The band placed 15th in state, an unprecedented accomplishment for the young program. However the streak continued the following year when the band once again qualified for state and placed 26th with the show “Project Number 5”. During the show, Luck played part of George Micheal’s “Careless Whisper” as a solo. Although he was initially anxious, Luck says that playing his solo at state was a moment he’ll never forget.

“As it started, it was quite nerve wrecking,” Luck said. “As time got on it was easier because I got better, and especially near the end at state and area it was exhilarating. It was amazing hearing all of these people clapping.”

Luck’s solo performance was not only incredibly memorable for him on field, but off of the field as well.

“It was either the day after or the week after I earned my solo, when I was in the gym, people started to cheer my name and hauled me up and started walking me out the door,” Luck said. “So that was pretty fun. I was a bit concerned, but that was fun.”

This opportunity for students to make memories, gain experiences and grow their character is present regardless of what their instrument or position may be. Whether a student is a saxophone or a clarinet, a freshman or a junior, they perform on the field side by side all the same. This offers a unique chance for students every day in the program stretching from their first day of freshman band camp to their last performance of senior year.

“An example of how the band has made me who I am is the amount of hard work I’ve put in that I didn’t even know I was capable of,” Hughes said. “Especially this year being the only returner, I had unspoken expectations of myself to lead, take charge and know what I was doing. This taught me it’s not about talent, luck or achievement but it’s about the amount of work you put in to reach the personal gain of making it out the other side stronger.”
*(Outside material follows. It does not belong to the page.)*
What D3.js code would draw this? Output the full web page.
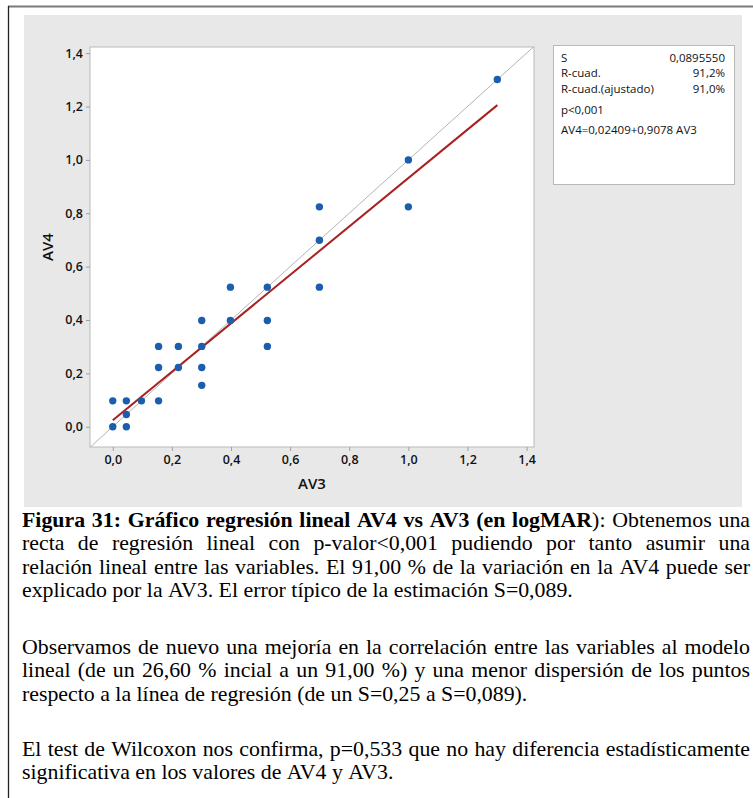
<!DOCTYPE html>
<html>
<head>
<meta charset="utf-8">
<script src="https://cdn.jsdelivr.net/npm/d3@7"></script>
<style>
  html, body { margin: 0; padding: 0; background: #fff; }
  svg { display: block; }
</style>
</head>
<body>
<svg id="fig" width="753" height="798"></svg>
<script>
// Visual acuity pairs in logMAR (AV3 on x, AV4 on y)
const av3 = [0, 0, 0.046, 0.046, 0.046, 0.097, 0.155, 0.155, 0.155, 0.222, 0.222,
             0.301, 0.301, 0.301, 0.301, 0.398, 0.398, 0.523, 0.523, 0.523,
             0.699, 0.699, 0.699, 1.0, 1.0, 1.301];
const av4 = [0, 0.097, 0.097, 0.046, 0, 0.097, 0.301, 0.222, 0.097, 0.301, 0.222,
             0.398, 0.301, 0.222, 0.155, 0.523, 0.398, 0.523, 0.398, 0.301,
             0.523, 0.824, 0.699, 1.0, 0.824, 1.301];

// Fitted regression
const fitIntercept = 0.02409;
const fitSlope = 0.9078;

// Axis ticks
const tickValues = [0, 0.2, 0.4, 0.6, 0.8, 1.0, 1.2, 1.4];
const xTitle = "AV3";
const yTitle = "AV4";

// Summary box
const statLabels = ["S", "R-cuad.", "R-cuad.(ajustado)"];
const statValues = ["0,0895550", "91,2%", "91,0%"];
const pLabel = "p<0,001";
const equation = "AV4=0,02409+0,9078 AV3";

// Caption: each line is a list of [text, bold] segments; last line of a paragraph is not justified
const paragraph1 = [
  [["Figura 31: Gráfico regresión lineal AV4 vs AV3 (en logMAR", true], ["): Obtenemos una", false]],
  [["recta de regresión lineal con p-valor<0,001 pudiendo por tanto asumir una", false]],
  [["relación lineal entre las variables. El 91,00 % de la variación en la AV4 puede ser", false]],
  [["explicado por la AV3. El error típico de la estimación S=0,089.", false]]
];
const paragraph2 = [
  [["Observamos de nuevo una mejoría en la correlación entre las variables al modelo", false]],
  [["lineal (de un 26,60 % incial a un 91,00 %) y una menor dispersión de los puntos", false]],
  [["respecto a la línea de regresión (de un S=0,25 a S=0,089).", false]]
];
const paragraph3 = [
  [["El test de Wilcoxon nos confirma, p=0,533 que no hay diferencia estadísticamente", false]],
  [["significativa en los valores de AV4 y AV3.", false]]
];

const svg = d3.select("#fig");
const chartFont = "'Open Sans', 'Noto Sans', sans-serif";

// Page frame
svg.append("line").attr("x1", 8).attr("x2", 753).attr("y1", 6.5).attr("y2", 6.5)
  .attr("stroke", "#7a7a7a").attr("stroke-width", 2);
svg.append("line").attr("x1", 8.5).attr("x2", 8.5).attr("y1", 6).attr("y2", 798)
  .attr("stroke", "#222").attr("stroke-width", 1.3);

// Graph panel background
svg.append("rect").attr("x", 24).attr("y", 15).attr("width", 718).attr("height", 492)
  .attr("fill", "#e8e8e8");

// Plot region
const plot = { left: 90, right: 534, top: 47, bottom: 447 };
const x = d3.scaleLinear().domain([-0.077, 1.425]).range([plot.left, plot.right]);
const y = d3.scaleLinear().domain([-0.076, 1.423]).range([plot.bottom, plot.top]);

svg.append("rect")
  .attr("x", plot.left).attr("y", plot.top)
  .attr("width", plot.right - plot.left).attr("height", plot.bottom - plot.top)
  .attr("fill", "#fff").attr("stroke", "#b9b9b9").attr("stroke-width", 1);

const fmt = v => d3.format(".1f")(v).replace(".", ",");

const xAxis = svg.append("g")
  .attr("transform", `translate(0,${plot.bottom})`)
  .call(d3.axisBottom(x).tickValues(tickValues).tickFormat(fmt).tickSize(4).tickPadding(4));
const yAxis = svg.append("g")
  .attr("transform", `translate(${plot.left},0)`)
  .call(d3.axisLeft(y).tickValues(tickValues).tickFormat(fmt).tickSize(4).tickPadding(3));

[xAxis, yAxis].forEach(g => {
  g.select(".domain").remove();
  g.selectAll(".tick line").attr("stroke", "#a0a0a0");
  g.selectAll(".tick text")
    .attr("fill", "#111")
    .style("font-family", chartFont)
    .style("font-size", "12.5px")
    .style("font-weight", 600);
});

// Axis titles
svg.append("text")
  .attr("x", (plot.left + plot.right) / 2).attr("y", 489)
  .attr("text-anchor", "middle")
  .style("font-family", chartFont).style("font-size", "15px").style("font-weight", 600)
  .attr("fill", "#111")
  .text(xTitle);
svg.append("text")
  .attr("transform", `translate(53,${(plot.top + plot.bottom) / 2}) rotate(-90)`)
  .attr("text-anchor", "middle")
  .style("font-family", chartFont).style("font-size", "15px").style("font-weight", 600)
  .attr("fill", "#111")
  .text(yTitle);

// Identity reference line across the plot
const dLo = Math.max(x.domain()[0], y.domain()[0]);
const dHi = Math.min(x.domain()[1], y.domain()[1]);
svg.append("line")
  .attr("x1", x(dLo)).attr("y1", y(dLo))
  .attr("x2", x(dHi)).attr("y2", y(dHi))
  .attr("stroke", "#b4b4b4").attr("stroke-width", 1);

// Regression line over the observed AV3 range
const [xMin, xMax] = d3.extent(av3);
const fitLine = d3.line().x(d => x(d)).y(d => y(fitIntercept + fitSlope * d));
svg.append("path")
  .attr("d", fitLine([xMin, xMax]))
  .attr("fill", "none").attr("stroke", "#a8201f").attr("stroke-width", 2);

// Observations
svg.append("g").selectAll("circle")
  .data(av3.map((v, i) => [v, av4[i]]))
  .join("circle")
  .attr("cx", d => x(d[0])).attr("cy", d => y(d[1]))
  .attr("r", 3.7)
  .attr("fill", "#1a5ead");

// Summary box
const box = { x: 553, y: 45, w: 181, h: 139 };
svg.append("rect")
  .attr("x", box.x + 0.5).attr("y", box.y + 0.5).attr("width", box.w).attr("height", box.h)
  .attr("fill", "#fff").attr("stroke", "#b9b9b9");
const statG = svg.append("g")
  .style("font-family", chartFont).style("font-size", "11.5px").attr("fill", "#111");
statLabels.forEach((lab, i) => {
  const by = 62 + i * 15.3;
  statG.append("text").attr("x", 561).attr("y", by).text(lab);
  statG.append("text").attr("x", 725).attr("y", by).attr("text-anchor", "end").text(statValues[i]);
});
statG.append("text").attr("x", 561).attr("y", 114).text(pLabel);
statG.append("text").attr("x", 561).attr("y", 134).text(equation);

// Caption with justified lines (text is slightly widened horizontally)
const capFont = "'Liberation Serif', 'Times New Roman', serif";
const capSize = 21;
const capScaleX = 1.04;
const capLeft = 22, capRight = 750;
const lineStep = 23.4;

function lineWords(segs) {
  const words = [[]];
  segs.forEach(([t, b]) => {
    t.split(/( )/).forEach(part => {
      if (part === " ") { if (words[words.length - 1].length) words.push([]); }
      else if (part) words[words.length - 1].push([part, b]);
    });
  });
  return words.filter(w => w.length);
}

const capG = svg.append("g")
  .attr("transform", `translate(${capLeft},0) scale(${capScaleX},1)`)
  .style("font-family", capFont).style("font-size", capSize + "px").attr("fill", "#000");
const capWidth = (capRight - capLeft) / capScaleX;

function drawParagraph(lines, firstBaseline) {
  lines.forEach((segs, li) => {
    const by = firstBaseline + li * lineStep;
    const justify = li < lines.length - 1;
    const words = lineWords(segs);
    const nodes = words.map(w => {
      const t = capG.append("text").attr("y", by);
      w.forEach(([txt, b]) => t.append("tspan").style("font-weight", b ? "bold" : "normal").text(txt));
      return t;
    });
    const widths = nodes.map(n => n.node().getComputedTextLength());
    const total = d3.sum(widths);
    const gap = justify && words.length > 1
      ? (capWidth - total) / (words.length - 1)
      : capSize * 0.25;
    let cx = 0;
    nodes.forEach((n, i) => { n.attr("x", cx); cx += widths[i] + gap; });
  });
}

drawParagraph(paragraph1, 527);
drawParagraph(paragraph2, 654);
drawParagraph(paragraph3, 756);
</script>
</body>
</html>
Though each year is its own unique journey, it’s through long practices and competition days that the band obtains experiences that shape them into the people they are today. Not only the long days themselves, but the people who members spend so much learning and spending time with.

“I wouldn’t say it’s more so band, but rather the people in band,” Luck said. “Because honestly in band you get to choose a lot of good people to be around. It’s pushed me to get better.”

With so many hours of sweat and tears behind them, the band got their first taste of the 2022 competition season on Sept. 24 when the band competed in the Bands of America Conroe Regional Competition. For the first time in the program’s history, the band qualified for BOA finals, placing second in their class and third overall.

“The feeling I had making third at BOA was mind blowing. I felt so honored to be a part of the Bridgeland Band’s first ever finals performance,” Hughes said. “While it isn’t about the place we receive, it was a good reward for all the hard work the band has been putting in the last couple months.”

The senior band members have dedicated their entire high school career to the program. The experiences and milestones the members have accomplished together through band affect them regardless of the year or the show performed, and will continue to affect them moving forward.

“I want to be proud of what I do,” Luck said. “If I could relive my life a 100 times, I’d choose to be in band in each one.”